I would suggest you save the column of queries in text file in your HOME directory - probably using copy and paste and call it queries.txt
. Let's imagine it looks like this:
Why do 24-hr gas stations have locks on their doors?
Why don't they make planes out of the same material as the indestructible black boxes?
If nothing sticks to Teflon, how do they stick it to the pan?
Then, I would save the following as runQueries
in your HOME directory:
#!/bin/bash
while read query; do
echo Running query $query...
esearch -db pubmed -query "$query" | efetch -format docsum | xtract -pattern DocumentSummary ...
done < queries.txt
Then you can run this once in Terminal to make the script executable:
chmod +x runQueries
And then you can run it as many times as you like, using this each time:
./runQueries
Sample Output
Running query Why do 24-hr gas stations have locks on their doors?...
esearch -db pubmed -query Why do 24-hr gas stations have locks on their doors? ...
Running query Why don't they make planes out of the same material as the indestructible black boxes?...
esearch -db pubmed -query Why don't they make planes out of the same material as the indestructible black boxes? ...
Running query If nothing sticks to Teflon, how do they stick it to the pan?...
esearch -db pubmed -query If nothing sticks to Teflon, how do they stick it to the pan? ...
Assuming you mean Entrez Direct: E-utilities on the UNIX Command Line, those Unix shell utilities read and write lines of text, not Excel spreadsheet (.xls) files. A valid .xls file is a complex binary file defined by Excel. Don't write text data into files with the ".xls" filename extension (... > <directory>/<name>.xls
).
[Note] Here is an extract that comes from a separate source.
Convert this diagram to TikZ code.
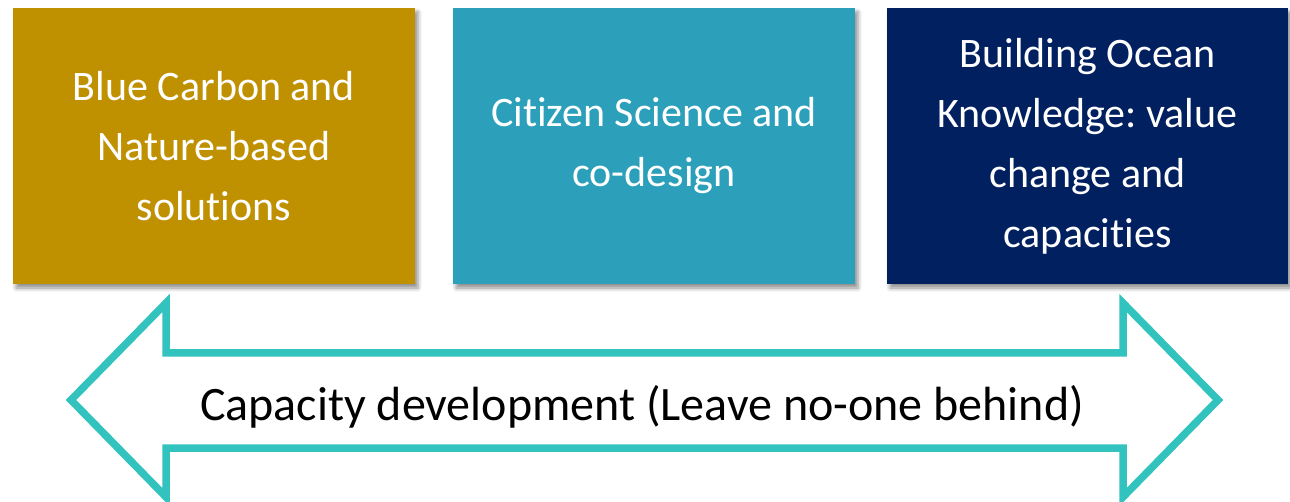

It would only lead to confusion.
I think you're asking how to run a template shell script over a list of 138 query strings. If those query strings are in a spreadsheet, the easiest approach would be to export the spreadsheet as a .csv or .tsv file (comma-separated values or tab-separated values), and write a small program to read that file, loop over those query text lines, substitute the query text into a string template, and issue shell commands. Python would be a good choice of programming languages for this. It could be done as a bash script, but that would be more difficult to write, harder to debug, and more limited. Other fine language choices include Java and Ruby.
If your list of query strings is in an Excel spreadsheet, a more complicated approach would be to write an Excel VBA (Visual Basic for Applications) "macro" to do the same steps. It can use VBA's Shell()
command to call a shell program. (If you're running on Windows, you'll need to use cygwin or mingw or a similar shell to run the commands rather than the standard DOS shell.)